The Biafran conflict was rife with internal contradictions. While the blockade by the federal government caused catastrophic famine, the Biafran leadership faced severe criticism for using that starvation as a diplomatic tool to gain international recognition, sometimes refusing relief flights that did not align with their political objectives.
A project centered around a singular family figurehead risks flattening these complexities into a simple tale of heroism or victimhood.
- The Archive Problem: Personal letters reflect individual biases, not systemic realities.
- The Funding Bias: Western streaming platforms prioritize stories that fit existing global tropes of African conflict.
- The Disconnect: A diaspora director, no matter how well-intentioned, views the past through a lens of privilege that does not always translate to the current material realities of the region.
This tension is where the real work of modern investigative journalism lies. We have to separate the cinematic polish from the historical truth, ensuring that the reclamation of the past does not become a commodification of ancestor trauma for Western consumption.

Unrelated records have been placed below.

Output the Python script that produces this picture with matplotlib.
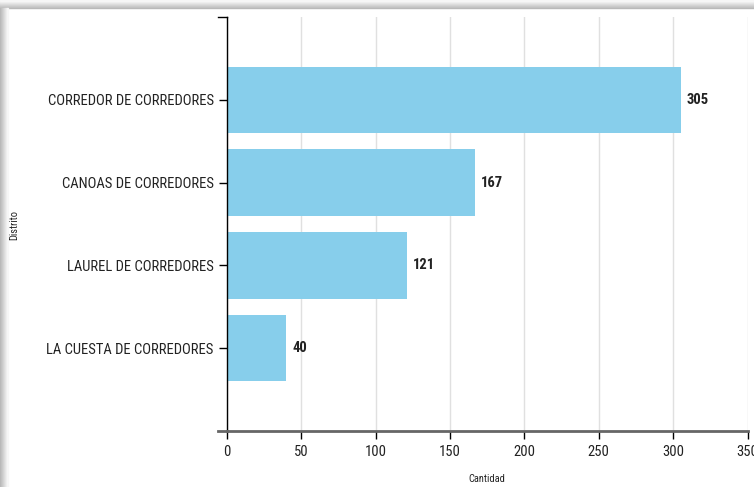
import matplotlib.pyplot as plt
import matplotlib.patches as mpatches
import numpy as np

# Datos
distritos = ["CORREDOR DE CORREDORES", "CANOAS DE CORREDORES",
             "LAUREL DE CORREDORES", "LA CUESTA DE CORREDORES"]
cantidad = [305, 167, 121, 40]
xticks = [0, 50, 100, 150, 200, 250, 300, 350]

plt.rcParams['font.family'] = ['Roboto Condensed', 'Liberation Sans', 'DejaVu Sans']

fig = plt.figure(figsize=(7.54, 4.87), dpi=100)

# borde sombreado (arriba e izquierda)
for i in range(8):
    g = 0.72 + i * 0.035
    fig.patches.append(mpatches.Rectangle((0, 1 - (8 - i) / 487), 1, 1 / 487,
                                          transform=fig.transFigure, color=str(g), zorder=0))
    fig.patches.append(mpatches.Rectangle((i / 754, 0), 1 / 754, 1 - 8 / 487,
                                          transform=fig.transFigure, color=str(g), zorder=0))

ax = fig.add_axes([227 / 754, 56 / 487, 520.5 / 754, 414 / 487])

y = np.arange(1, len(distritos) + 1)
ax.barh(y, cantidad, height=0.8, color="#87CEEB", zorder=2)

for yi, v in zip(y, cantidad):
    ax.text(v + 4, yi, str(v), va="center", ha="left", fontsize=10.5,
            fontweight="bold", color="#222222")

ax.set_xlim(0, 350)
ax.set_ylim(5, 0)
ax.set_xticks(xticks)
ax.set_yticks(y)
ax.set_yticklabels(distritos)
ax.tick_params(axis="both", labelsize=10.5, length=6, width=1, colors="black",
               labelcolor="#222222")
ax.tick_params(axis="x", pad=4)

ax.grid(axis="x", color="#e0e0e0", linewidth=1, zorder=0)
ax.set_axisbelow(True)

for s in ["top", "right"]:
    ax.spines[s].set_visible(False)
ax.spines["left"].set_color("black")
ax.spines["left"].set_linewidth(1)
ax.spines["bottom"].set_color("#666666")
ax.spines["bottom"].set_linewidth(2)

# remates del eje vertical
ax.plot([-6, 0], [0, 0], color="black", lw=1, clip_on=False, zorder=3)
ax.plot([-6, 0], [5, 5], color="#666666", lw=2, clip_on=False, zorder=3)

fig.text(487 / 754, 1 - 479 / 487, "Cantidad", fontsize=7.5,
         ha="center", va="center", color="#222222")
fig.text(14 / 754, 1 - 225 / 487, "Distrito", rotation=90, fontsize=7.5,
         ha="center", va="center", color="#222222")

plt.savefig("out.png", dpi=100)
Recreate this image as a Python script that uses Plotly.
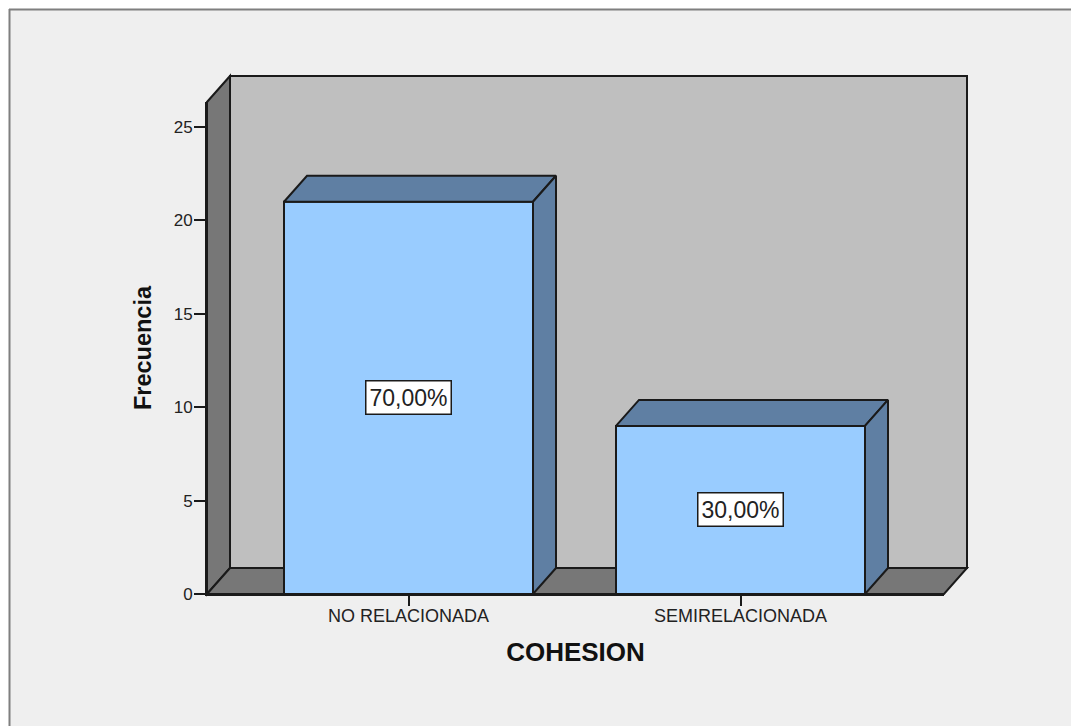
import plotly.graph_objects as go

# Data
categories = ["NO RELACIONADA", "SEMIRELACIONADA"]
frequencies = [21, 9]
percent_labels = ["70,00%", "30,00%"]
y_ticks = [0, 5, 10, 15, 20, 25]
x_title = "COHESION"
y_title = "Frecuencia"

# Layout constants
W, H = 1071, 726
L, R, T, B = 207, 944, 102, 594
PX_PER_CAT = 332.0
PX_PER_UNIT = 18.68
DX_PX, DY_PX = 23, 26
BAR_WIDTH = 249 / PX_PER_CAT
dx = DX_PX / PX_PER_CAT
dy = DY_PX / PX_PER_UNIT
positions = list(range(len(categories)))

FRONT = "#99CCFF"
SHADE = "#5F7FA3"
WALL = "#BFBFBF"
WALL_DARK = "#777777"
BG = "#EFEFEF"
INK = "#1a1a1a"
FONT = "Liberation Sans"


def px(x):
    return (x - L) / (R - L)


def py(y):
    return (B - y) / (B - T)


def wall(points, color):
    path = "M " + " L ".join(f"{px(x):.5f},{py(y):.5f}" for x, y in points) + " Z"
    return dict(type="path", xref="paper", yref="paper", path=path, fillcolor=color,
                line=dict(color=INK, width=2), layer="below")


shapes = [
    dict(type="rect", xref="paper", yref="paper", x0=px(9), x1=px(W + 5), y0=py(9), y1=py(H + 5),
         fillcolor=BG, line=dict(width=0), layer="below"),
    dict(type="line", xref="paper", yref="paper", x0=px(9.5), x1=px(9.5), y0=py(9), y1=py(H),
         line=dict(color="#7f7f7f", width=2), layer="below"),
    dict(type="line", xref="paper", yref="paper", x0=px(9), x1=px(W), y0=py(9.5), y1=py(9.5),
         line=dict(color="#7f7f7f", width=2), layer="below"),
    wall([(207, 594), (230, 568), (230, 76), (207, 102)], WALL_DARK),
    wall([(230, 76), (967, 76), (967, 568), (230, 568)], WALL),
    wall([(207, 594), (230, 568), (967, 568), (944, 594)], WALL_DARK),
]

fig = go.Figure()

fig.add_trace(go.Bar(
    x=positions, y=frequencies, width=BAR_WIDTH,
    marker=dict(color=FRONT, line=dict(color=INK, width=2)),
    showlegend=False, hoverinfo="skip",
))

for pos, val in zip(positions, frequencies):
    x0, x1 = pos - BAR_WIDTH / 2, pos + BAR_WIDTH / 2
    fig.add_trace(go.Scatter(
        x=[x0, x1, x1 + dx, x0 + dx, x0], y=[val, val, val + dy, val + dy, val],
        mode="lines", fill="toself", fillcolor=SHADE, line=dict(color=INK, width=2),
        cliponaxis=False, showlegend=False, hoverinfo="skip",
    ))
    fig.add_trace(go.Scatter(
        x=[x1, x1 + dx, x1 + dx, x1, x1], y=[0, dy, val + dy, val, 0],
        mode="lines", fill="toself", fillcolor=SHADE, line=dict(color=INK, width=2),
        cliponaxis=False, showlegend=False, hoverinfo="skip",
    ))

annotations = [
    dict(x=pos, y=val / 2, xref="x", yref="y", text=label, showarrow=False,
         font=dict(family=FONT, size=23, color="#222222"), bgcolor="white",
         bordercolor=INK, borderwidth=1.5, width=82, height=30)
    for pos, val, label in zip(positions, frequencies, percent_labels)
]

fig.update_layout(
    width=W, height=H, autosize=False,
    margin=dict(l=L, r=W - R, t=T, b=H - B, pad=0),
    paper_bgcolor="white", plot_bgcolor="rgba(0,0,0,0)",
    font=dict(family=FONT, color="#222222"),
    shapes=shapes, annotations=annotations, showlegend=False,
    xaxis=dict(
        range=[-201.5 / PX_PER_CAT, 1 + 203.5 / PX_PER_CAT],
        tickmode="array", tickvals=positions, ticktext=categories,
        ticks="outside", ticklen=10, tickwidth=2, tickcolor=INK,
        showline=True, linecolor=INK, linewidth=2, showgrid=False, zeroline=False,
        ticklabelstandoff=-6,
        tickfont=dict(size=18, family=FONT, color="#222222"),
        title=dict(text=x_title, standoff=18, font=dict(size=26, family=FONT, color="#111111", weight="bold")),
    ),
    yaxis=dict(
        range=[0, (B - T) / PX_PER_UNIT],
        tickmode="array", tickvals=y_ticks, ticktext=[str(t) for t in y_ticks],
        ticks="outside", ticklen=11, tickwidth=2, tickcolor=INK,
        showline=True, linecolor=INK, linewidth=2, showgrid=False, zeroline=False,
        ticklabelstandoff=-2,
        tickfont=dict(size=17, family=FONT, color="#222222"),
        title=dict(text=y_title, standoff=15, font=dict(size=23.5, family=FONT, color="#111111", weight="bold")),
    ),
)

fig.write_html(
    "out.html",
    config={"displayModeBar": False},
    post_script="document.documentElement.style.overflow='hidden';document.body.style.margin='0';",
)
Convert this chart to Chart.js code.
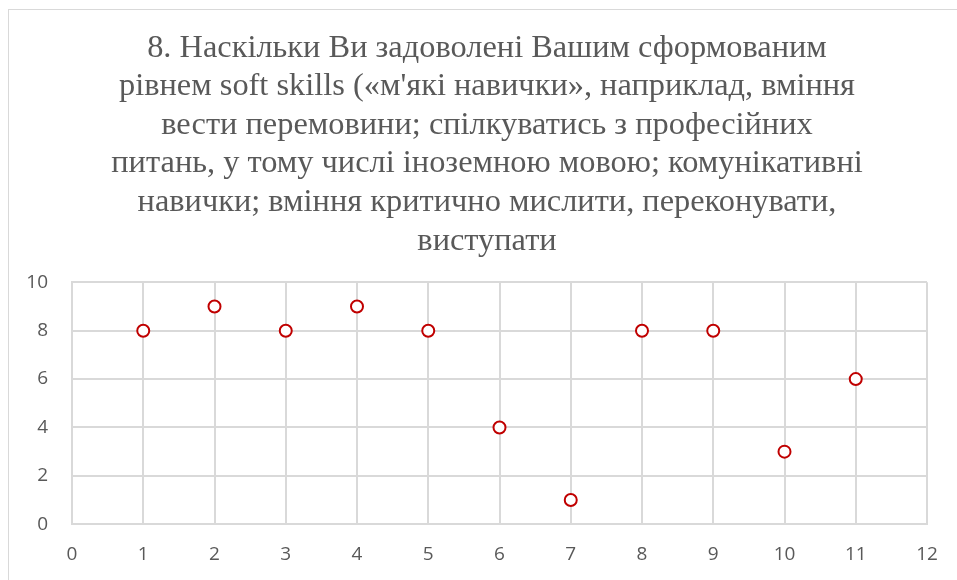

Moving Beyond the Family Album
The true measure of these high-profile creative projects is not the awards they win or the praise they receive in London or New York. It is their utility to the communities they depict.
If a film or book about a grandfather's wartime service ends with personal catharsis, it has failed the broader public. It must serve as a catalyst for systemic change in how history is preserved and taught locally. The real victory occurs when international attention forces domestic authorities to digitize national archives, fund local history departments, and allow open, painful conversations about the past without the fear of state reprisal.
The generation that witnessed the starvation of Biafra cannot afford to have their experiences reduced to a footnote in a director's promotional tour. The archives must be opened, the curriculum must be permanently restored, and the hard, unvarnished truth of the conflict must be faced by the nation that survived it.